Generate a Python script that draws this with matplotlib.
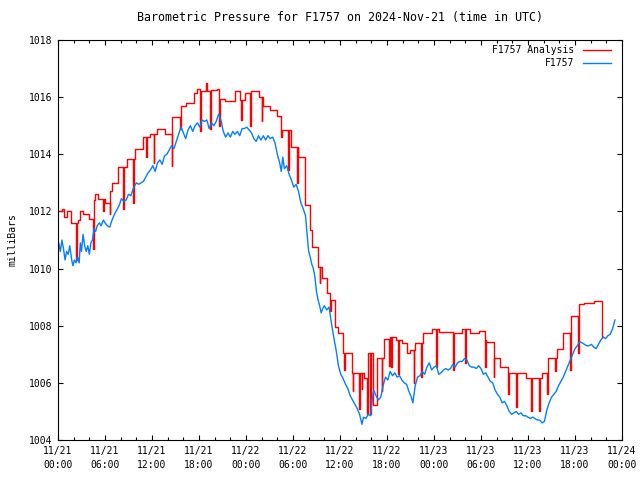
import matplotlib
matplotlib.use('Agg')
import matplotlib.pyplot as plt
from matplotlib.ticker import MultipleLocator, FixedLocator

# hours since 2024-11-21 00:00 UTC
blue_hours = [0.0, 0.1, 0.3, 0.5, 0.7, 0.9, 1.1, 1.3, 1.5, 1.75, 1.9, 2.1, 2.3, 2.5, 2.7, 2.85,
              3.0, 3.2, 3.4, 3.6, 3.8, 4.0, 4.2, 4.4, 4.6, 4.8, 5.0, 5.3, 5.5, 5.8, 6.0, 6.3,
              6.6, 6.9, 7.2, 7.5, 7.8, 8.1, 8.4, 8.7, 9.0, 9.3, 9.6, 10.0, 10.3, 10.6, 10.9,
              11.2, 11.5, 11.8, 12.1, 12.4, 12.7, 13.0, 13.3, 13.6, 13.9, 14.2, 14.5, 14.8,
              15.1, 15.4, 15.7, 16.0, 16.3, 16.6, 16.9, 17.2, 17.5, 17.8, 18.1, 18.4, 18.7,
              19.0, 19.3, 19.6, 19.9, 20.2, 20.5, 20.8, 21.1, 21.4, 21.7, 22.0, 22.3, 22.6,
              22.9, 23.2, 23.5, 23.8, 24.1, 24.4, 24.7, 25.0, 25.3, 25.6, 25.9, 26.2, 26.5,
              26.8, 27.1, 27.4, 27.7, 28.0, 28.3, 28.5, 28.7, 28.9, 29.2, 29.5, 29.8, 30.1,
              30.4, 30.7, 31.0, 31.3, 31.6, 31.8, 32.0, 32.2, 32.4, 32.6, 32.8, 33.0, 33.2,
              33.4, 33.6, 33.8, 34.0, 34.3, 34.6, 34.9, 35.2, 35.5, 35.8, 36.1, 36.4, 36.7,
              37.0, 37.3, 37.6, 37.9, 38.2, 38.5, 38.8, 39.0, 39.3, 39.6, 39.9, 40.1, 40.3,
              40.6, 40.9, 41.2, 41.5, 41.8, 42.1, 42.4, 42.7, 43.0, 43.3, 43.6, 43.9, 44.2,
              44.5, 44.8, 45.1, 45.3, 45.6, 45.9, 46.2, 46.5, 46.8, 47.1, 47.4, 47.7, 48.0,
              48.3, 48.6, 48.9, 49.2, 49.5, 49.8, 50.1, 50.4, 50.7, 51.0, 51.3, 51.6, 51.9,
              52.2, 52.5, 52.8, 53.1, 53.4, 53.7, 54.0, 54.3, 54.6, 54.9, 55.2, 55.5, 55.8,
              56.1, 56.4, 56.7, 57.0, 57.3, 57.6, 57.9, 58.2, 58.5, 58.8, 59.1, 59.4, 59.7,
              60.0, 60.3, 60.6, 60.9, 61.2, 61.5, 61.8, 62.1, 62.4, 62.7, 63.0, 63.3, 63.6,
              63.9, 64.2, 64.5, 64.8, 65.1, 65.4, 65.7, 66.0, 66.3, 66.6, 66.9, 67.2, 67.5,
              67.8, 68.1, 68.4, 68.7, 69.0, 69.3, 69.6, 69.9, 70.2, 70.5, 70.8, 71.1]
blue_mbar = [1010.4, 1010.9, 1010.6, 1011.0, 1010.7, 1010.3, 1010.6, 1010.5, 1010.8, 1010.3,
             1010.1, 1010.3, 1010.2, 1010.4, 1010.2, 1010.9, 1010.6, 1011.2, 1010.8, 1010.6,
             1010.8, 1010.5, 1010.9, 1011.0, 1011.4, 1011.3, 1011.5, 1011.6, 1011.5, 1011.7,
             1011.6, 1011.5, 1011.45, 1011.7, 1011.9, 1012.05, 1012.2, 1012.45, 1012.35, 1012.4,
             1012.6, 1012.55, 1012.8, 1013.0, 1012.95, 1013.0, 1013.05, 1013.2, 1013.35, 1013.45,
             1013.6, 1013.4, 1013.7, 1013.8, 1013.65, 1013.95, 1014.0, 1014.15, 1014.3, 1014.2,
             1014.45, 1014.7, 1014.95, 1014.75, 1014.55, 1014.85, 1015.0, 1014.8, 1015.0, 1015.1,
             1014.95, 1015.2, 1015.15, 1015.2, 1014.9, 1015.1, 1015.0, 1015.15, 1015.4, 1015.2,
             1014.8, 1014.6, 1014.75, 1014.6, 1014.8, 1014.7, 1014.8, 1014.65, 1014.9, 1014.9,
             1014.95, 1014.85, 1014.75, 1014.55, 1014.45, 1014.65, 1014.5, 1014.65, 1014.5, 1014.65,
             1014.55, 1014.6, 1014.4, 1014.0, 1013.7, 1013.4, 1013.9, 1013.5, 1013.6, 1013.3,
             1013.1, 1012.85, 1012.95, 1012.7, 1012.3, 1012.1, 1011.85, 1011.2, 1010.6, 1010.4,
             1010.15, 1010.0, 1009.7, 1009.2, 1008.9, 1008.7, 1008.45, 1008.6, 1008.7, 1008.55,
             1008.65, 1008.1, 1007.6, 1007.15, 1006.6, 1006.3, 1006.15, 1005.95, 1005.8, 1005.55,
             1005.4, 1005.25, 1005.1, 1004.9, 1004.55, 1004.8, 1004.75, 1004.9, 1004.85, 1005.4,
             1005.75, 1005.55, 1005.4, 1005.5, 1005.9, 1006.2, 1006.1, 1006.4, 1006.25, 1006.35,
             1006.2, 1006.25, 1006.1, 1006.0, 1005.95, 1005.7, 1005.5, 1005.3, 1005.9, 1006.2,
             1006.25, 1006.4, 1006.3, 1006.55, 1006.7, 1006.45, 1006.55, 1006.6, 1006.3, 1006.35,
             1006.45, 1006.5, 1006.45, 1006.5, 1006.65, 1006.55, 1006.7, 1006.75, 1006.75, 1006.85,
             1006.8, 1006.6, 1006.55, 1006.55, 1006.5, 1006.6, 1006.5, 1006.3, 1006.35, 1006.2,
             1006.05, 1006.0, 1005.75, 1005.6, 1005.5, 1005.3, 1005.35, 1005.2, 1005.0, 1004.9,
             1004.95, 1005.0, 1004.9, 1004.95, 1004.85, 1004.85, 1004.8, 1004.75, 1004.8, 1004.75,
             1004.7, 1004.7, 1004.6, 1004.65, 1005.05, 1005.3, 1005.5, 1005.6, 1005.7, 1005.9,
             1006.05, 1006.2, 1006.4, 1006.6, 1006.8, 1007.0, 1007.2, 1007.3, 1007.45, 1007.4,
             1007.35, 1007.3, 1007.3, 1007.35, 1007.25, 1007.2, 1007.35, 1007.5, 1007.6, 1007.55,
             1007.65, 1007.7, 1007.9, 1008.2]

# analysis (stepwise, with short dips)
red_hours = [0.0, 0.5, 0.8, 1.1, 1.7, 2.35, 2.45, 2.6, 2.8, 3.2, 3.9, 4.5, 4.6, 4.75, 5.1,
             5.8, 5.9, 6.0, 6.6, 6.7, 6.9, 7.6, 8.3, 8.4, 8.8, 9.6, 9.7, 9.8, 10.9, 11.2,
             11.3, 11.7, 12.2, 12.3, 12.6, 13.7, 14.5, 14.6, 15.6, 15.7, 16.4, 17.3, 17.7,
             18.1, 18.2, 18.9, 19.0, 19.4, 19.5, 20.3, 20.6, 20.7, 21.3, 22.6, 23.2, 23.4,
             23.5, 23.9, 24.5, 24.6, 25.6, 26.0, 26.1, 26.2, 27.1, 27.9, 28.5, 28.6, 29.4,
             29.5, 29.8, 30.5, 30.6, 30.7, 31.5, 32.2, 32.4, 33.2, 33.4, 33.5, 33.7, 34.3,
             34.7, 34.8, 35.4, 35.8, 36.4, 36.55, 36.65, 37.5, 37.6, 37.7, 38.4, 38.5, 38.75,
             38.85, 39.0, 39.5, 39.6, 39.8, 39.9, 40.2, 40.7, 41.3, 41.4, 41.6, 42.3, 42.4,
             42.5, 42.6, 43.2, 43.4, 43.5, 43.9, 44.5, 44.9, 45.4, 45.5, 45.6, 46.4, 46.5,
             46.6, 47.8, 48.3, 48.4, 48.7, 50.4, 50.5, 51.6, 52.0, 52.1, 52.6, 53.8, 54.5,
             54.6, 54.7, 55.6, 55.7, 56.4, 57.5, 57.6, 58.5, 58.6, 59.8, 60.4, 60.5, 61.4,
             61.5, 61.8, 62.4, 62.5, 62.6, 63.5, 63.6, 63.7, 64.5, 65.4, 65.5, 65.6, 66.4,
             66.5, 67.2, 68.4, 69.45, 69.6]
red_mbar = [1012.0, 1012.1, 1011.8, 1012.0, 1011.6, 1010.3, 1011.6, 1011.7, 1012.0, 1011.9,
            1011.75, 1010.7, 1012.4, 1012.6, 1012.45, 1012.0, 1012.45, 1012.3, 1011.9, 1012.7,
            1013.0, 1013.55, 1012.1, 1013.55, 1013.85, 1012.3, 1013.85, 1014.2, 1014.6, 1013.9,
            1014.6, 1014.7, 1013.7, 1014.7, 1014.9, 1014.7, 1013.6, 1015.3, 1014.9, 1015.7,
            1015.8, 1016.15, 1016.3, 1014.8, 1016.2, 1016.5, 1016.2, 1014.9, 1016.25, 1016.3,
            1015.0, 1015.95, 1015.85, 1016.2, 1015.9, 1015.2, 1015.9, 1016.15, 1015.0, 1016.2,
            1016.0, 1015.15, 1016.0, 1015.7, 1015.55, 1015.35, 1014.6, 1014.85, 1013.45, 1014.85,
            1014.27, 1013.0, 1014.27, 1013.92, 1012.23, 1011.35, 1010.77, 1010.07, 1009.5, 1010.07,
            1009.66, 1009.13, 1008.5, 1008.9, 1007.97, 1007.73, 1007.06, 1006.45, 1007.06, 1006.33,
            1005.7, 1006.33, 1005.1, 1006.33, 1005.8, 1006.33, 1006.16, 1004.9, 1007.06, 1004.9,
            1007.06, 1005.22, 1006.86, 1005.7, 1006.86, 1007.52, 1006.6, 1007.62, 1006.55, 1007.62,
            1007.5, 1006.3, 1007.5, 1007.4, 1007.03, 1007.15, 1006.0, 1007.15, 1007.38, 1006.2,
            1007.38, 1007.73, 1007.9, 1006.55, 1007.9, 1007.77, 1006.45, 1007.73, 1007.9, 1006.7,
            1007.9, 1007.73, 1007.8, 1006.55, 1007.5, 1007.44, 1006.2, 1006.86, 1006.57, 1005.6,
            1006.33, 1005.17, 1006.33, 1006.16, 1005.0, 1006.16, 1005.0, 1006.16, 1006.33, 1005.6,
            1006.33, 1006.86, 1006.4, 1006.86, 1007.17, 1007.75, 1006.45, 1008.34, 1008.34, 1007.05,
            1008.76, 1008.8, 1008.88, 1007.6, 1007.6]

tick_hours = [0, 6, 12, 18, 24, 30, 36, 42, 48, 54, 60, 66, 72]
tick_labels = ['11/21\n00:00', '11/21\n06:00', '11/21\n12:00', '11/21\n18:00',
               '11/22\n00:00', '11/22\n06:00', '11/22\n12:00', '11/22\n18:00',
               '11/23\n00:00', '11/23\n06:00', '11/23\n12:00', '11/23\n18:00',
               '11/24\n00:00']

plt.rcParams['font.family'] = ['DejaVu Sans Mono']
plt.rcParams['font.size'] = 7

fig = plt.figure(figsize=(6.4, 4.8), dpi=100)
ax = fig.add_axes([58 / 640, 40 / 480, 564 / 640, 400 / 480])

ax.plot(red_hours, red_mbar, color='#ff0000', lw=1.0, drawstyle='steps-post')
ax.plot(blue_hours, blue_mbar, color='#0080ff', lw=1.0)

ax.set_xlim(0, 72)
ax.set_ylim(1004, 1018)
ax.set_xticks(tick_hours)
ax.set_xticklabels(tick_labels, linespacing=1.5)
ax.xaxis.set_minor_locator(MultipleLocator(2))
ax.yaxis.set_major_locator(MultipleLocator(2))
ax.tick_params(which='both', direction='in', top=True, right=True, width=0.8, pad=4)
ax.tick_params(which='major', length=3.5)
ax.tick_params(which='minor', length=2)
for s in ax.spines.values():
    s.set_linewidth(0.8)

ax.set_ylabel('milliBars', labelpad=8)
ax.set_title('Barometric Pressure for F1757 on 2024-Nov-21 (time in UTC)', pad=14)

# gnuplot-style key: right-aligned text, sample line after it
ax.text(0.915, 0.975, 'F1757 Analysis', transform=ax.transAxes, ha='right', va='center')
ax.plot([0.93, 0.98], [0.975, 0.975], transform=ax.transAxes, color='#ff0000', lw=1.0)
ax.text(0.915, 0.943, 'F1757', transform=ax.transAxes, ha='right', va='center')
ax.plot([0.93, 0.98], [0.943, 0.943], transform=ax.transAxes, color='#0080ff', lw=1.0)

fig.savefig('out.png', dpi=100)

--

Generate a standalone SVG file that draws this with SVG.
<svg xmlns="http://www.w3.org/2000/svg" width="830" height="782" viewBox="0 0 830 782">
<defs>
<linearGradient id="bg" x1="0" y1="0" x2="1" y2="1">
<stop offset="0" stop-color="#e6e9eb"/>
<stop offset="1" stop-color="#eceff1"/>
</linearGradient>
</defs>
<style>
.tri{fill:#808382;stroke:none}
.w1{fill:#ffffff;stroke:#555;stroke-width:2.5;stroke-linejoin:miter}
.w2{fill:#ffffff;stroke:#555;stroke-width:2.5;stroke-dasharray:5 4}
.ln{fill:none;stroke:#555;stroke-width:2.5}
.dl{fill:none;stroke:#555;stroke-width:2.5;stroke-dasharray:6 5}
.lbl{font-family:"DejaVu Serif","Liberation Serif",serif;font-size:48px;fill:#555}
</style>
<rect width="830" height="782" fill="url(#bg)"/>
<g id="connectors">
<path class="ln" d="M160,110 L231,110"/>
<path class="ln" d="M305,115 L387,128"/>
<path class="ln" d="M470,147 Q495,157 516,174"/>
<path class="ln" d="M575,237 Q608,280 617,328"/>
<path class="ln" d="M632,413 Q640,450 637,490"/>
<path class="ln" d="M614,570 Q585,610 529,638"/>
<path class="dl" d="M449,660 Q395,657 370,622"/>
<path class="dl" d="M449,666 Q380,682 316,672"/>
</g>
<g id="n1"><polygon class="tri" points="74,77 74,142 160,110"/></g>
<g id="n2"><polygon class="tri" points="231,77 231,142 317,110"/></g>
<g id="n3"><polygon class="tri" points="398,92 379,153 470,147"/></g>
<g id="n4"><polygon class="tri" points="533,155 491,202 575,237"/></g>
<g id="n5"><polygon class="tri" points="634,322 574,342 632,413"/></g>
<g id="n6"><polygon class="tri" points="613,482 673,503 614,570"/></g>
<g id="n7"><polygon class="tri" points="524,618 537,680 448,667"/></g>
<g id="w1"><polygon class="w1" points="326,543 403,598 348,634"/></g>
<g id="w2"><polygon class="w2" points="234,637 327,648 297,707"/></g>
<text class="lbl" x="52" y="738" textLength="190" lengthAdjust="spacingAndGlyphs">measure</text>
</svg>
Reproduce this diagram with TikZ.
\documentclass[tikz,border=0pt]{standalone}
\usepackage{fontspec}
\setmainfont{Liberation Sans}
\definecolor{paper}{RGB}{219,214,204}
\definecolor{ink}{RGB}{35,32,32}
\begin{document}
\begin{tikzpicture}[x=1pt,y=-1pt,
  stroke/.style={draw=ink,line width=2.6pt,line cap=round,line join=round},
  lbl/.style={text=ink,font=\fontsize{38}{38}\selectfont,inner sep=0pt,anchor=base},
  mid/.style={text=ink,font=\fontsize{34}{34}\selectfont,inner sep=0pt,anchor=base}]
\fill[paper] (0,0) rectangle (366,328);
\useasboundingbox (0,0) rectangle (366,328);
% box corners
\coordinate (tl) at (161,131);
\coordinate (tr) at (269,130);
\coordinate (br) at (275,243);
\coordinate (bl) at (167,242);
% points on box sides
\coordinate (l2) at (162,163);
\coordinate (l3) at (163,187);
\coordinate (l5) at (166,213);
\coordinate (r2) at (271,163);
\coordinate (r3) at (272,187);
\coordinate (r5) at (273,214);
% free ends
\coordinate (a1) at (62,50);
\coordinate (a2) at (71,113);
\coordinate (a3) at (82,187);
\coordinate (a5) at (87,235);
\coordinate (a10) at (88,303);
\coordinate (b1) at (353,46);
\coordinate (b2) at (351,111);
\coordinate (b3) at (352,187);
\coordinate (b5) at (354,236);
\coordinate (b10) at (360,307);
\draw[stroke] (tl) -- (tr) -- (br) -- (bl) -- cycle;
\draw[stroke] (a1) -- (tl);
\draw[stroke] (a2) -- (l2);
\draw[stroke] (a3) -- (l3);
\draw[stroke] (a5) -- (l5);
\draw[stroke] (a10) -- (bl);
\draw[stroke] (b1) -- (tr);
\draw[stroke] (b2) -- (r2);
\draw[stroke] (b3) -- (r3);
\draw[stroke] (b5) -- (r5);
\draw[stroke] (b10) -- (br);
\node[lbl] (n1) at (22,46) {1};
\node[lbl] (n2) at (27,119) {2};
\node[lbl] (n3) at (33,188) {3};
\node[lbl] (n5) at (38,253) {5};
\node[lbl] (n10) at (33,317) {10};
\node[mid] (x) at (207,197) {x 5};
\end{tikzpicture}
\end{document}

**Goal**
Print everything from the line with "Generate a Python" down to the line with "from matplotlib.ticker import" in the entries above, both lines included and nothing more, without the pictures.

**Result for this exercise**
Generate a Python script that draws this with matplotlib.
import matplotlib
matplotlib.use('Agg')
import matplotlib.pyplot as plt
from matplotlib.ticker import MultipleLocator, FixedLocator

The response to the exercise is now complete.